** Start Provided material **

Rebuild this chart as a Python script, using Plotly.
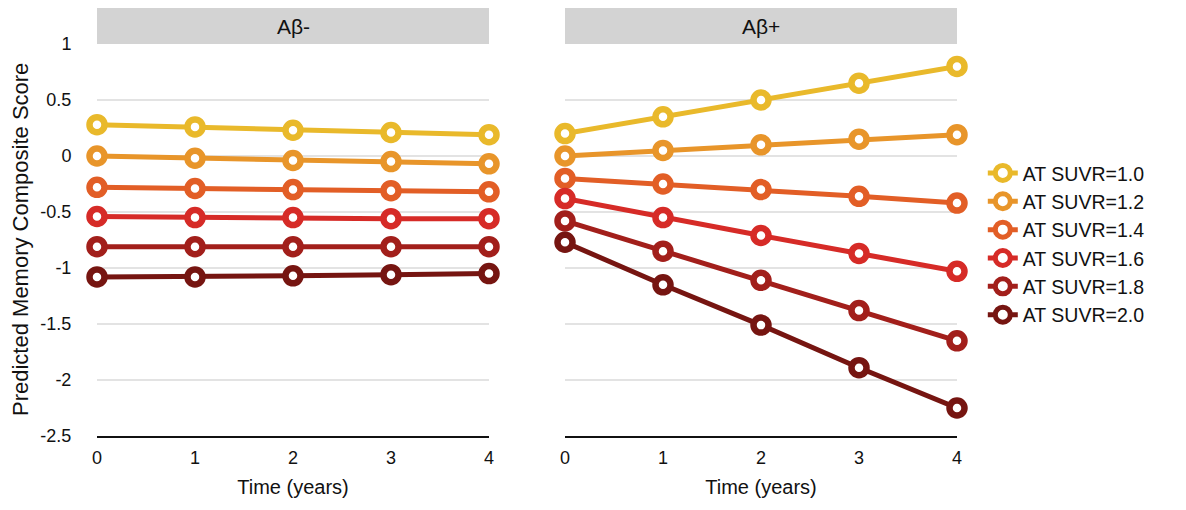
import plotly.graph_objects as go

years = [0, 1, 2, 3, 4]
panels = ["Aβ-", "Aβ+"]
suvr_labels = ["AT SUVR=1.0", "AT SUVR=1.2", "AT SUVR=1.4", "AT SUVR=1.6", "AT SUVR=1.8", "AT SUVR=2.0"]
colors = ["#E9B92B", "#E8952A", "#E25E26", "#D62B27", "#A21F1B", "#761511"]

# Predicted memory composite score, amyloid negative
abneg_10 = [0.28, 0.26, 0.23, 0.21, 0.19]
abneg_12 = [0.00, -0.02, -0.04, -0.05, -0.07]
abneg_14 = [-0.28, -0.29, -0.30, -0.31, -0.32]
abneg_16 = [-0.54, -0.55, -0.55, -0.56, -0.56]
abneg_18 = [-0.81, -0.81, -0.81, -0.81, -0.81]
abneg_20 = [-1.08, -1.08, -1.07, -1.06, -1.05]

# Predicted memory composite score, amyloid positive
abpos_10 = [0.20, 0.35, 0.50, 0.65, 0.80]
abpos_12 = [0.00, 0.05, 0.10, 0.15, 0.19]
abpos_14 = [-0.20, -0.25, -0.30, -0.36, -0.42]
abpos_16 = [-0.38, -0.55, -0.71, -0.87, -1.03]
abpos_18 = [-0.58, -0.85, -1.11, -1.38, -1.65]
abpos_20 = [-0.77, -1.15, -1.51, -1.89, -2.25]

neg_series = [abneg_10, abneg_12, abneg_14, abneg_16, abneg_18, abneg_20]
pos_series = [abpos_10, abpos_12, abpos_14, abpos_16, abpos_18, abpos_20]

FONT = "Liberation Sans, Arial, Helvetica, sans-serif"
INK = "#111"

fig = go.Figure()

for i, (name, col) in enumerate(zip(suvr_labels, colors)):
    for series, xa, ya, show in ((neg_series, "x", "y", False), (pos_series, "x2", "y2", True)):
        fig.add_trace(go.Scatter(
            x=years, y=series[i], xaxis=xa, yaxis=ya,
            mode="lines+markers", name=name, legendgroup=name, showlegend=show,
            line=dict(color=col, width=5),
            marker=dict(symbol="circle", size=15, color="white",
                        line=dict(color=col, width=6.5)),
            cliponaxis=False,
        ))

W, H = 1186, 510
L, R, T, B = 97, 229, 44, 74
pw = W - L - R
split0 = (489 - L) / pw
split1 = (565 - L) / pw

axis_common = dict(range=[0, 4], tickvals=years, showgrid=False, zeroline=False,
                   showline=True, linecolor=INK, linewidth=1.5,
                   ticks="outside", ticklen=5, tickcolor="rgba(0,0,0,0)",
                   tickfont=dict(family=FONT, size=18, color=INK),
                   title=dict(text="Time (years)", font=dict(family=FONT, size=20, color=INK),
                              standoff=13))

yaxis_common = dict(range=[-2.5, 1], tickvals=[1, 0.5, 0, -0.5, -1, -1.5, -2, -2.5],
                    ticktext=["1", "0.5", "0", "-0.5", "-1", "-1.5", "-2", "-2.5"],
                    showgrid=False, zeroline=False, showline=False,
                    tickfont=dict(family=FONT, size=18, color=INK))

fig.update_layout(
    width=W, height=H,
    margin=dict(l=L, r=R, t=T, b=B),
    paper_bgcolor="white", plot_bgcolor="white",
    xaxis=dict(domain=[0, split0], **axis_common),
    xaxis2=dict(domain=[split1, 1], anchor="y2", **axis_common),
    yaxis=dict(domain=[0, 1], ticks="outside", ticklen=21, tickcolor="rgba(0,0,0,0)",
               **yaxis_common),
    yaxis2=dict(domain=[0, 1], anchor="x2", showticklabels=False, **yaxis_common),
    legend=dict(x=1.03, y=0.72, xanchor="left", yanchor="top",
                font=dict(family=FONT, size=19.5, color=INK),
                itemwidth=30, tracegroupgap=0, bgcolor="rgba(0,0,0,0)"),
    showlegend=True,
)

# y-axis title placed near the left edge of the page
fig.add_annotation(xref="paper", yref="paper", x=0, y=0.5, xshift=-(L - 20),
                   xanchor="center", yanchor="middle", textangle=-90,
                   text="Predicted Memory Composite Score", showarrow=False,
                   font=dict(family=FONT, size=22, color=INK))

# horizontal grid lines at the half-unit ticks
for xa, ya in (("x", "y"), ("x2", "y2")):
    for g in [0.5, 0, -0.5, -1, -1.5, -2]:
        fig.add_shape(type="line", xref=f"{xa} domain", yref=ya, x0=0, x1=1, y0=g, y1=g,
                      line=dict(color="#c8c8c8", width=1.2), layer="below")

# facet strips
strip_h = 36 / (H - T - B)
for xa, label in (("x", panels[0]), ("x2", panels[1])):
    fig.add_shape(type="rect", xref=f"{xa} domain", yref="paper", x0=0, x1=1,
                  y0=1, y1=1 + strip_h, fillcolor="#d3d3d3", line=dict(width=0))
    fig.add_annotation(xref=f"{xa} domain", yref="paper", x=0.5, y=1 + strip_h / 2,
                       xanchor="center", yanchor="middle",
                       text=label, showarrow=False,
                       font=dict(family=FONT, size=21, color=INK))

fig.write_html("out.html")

** End Provided material **

### Your task
Please restate the material above line by line, exactly, beginning at its first line and ending with the line that contains "standoff=13))", without any pictures.

### Expected answer
Rebuild this chart as a Python script, using Plotly.
import plotly.graph_objects as go

years = [0, 1, 2, 3, 4]
panels = ["Aβ-", "Aβ+"]
suvr_labels = ["AT SUVR=1.0", "AT SUVR=1.2", "AT SUVR=1.4", "AT SUVR=1.6", "AT SUVR=1.8", "AT SUVR=2.0"]
colors = ["#E9B92B", "#E8952A", "#E25E26", "#D62B27", "#A21F1B", "#761511"]

# Predicted memory composite score, amyloid negative
abneg_10 = [0.28, 0.26, 0.23, 0.21, 0.19]
abneg_12 = [0.00, -0.02, -0.04, -0.05, -0.07]
abneg_14 = [-0.28, -0.29, -0.30, -0.31, -0.32]
abneg_16 = [-0.54, -0.55, -0.55, -0.56, -0.56]
abneg_18 = [-0.81, -0.81, -0.81, -0.81, -0.81]
abneg_20 = [-1.08, -1.08, -1.07, -1.06, -1.05]

# Predicted memory composite score, amyloid positive
abpos_10 = [0.20, 0.35, 0.50, 0.65, 0.80]
abpos_12 = [0.00, 0.05, 0.10, 0.15, 0.19]
abpos_14 = [-0.20, -0.25, -0.30, -0.36, -0.42]
abpos_16 = [-0.38, -0.55, -0.71, -0.87, -1.03]
abpos_18 = [-0.58, -0.85, -1.11, -1.38, -1.65]
abpos_20 = [-0.77, -1.15, -1.51, -1.89, -2.25]

neg_series = [abneg_10, abneg_12, abneg_14, abneg_16, abneg_18, abneg_20]
pos_series = [abpos_10, abpos_12, abpos_14, abpos_16, abpos_18, abpos_20]

FONT = "Liberation Sans, Arial, Helvetica, sans-serif"
INK = "#111"

fig = go.Figure()

for i, (name, col) in enumerate(zip(suvr_labels, colors)):
    for series, xa, ya, show in ((neg_series, "x", "y", False), (pos_series, "x2", "y2", True)):
        fig.add_trace(go.Scatter(
            x=years, y=series[i], xaxis=xa, yaxis=ya,
            mode="lines+markers", name=name, legendgroup=name, showlegend=show,
            line=dict(color=col, width=5),
            marker=dict(symbol="circle", size=15, color="white",
                        line=dict(color=col, width=6.5)),
            cliponaxis=False,
        ))

W, H = 1186, 510
L, R, T, B = 97, 229, 44, 74
pw = W - L - R
split0 = (489 - L) / pw
split1 = (565 - L) / pw

axis_common = dict(range=[0, 4], tickvals=years, showgrid=False, zeroline=False,
                   showline=True, linecolor=INK, linewidth=1.5,
                   ticks="outside", ticklen=5, tickcolor="rgba(0,0,0,0)",
                   tickfont=dict(family=FONT, size=18, color=INK),
                   title=dict(text="Time (years)", font=dict(family=FONT, size=20, color=INK),
                              standoff=13))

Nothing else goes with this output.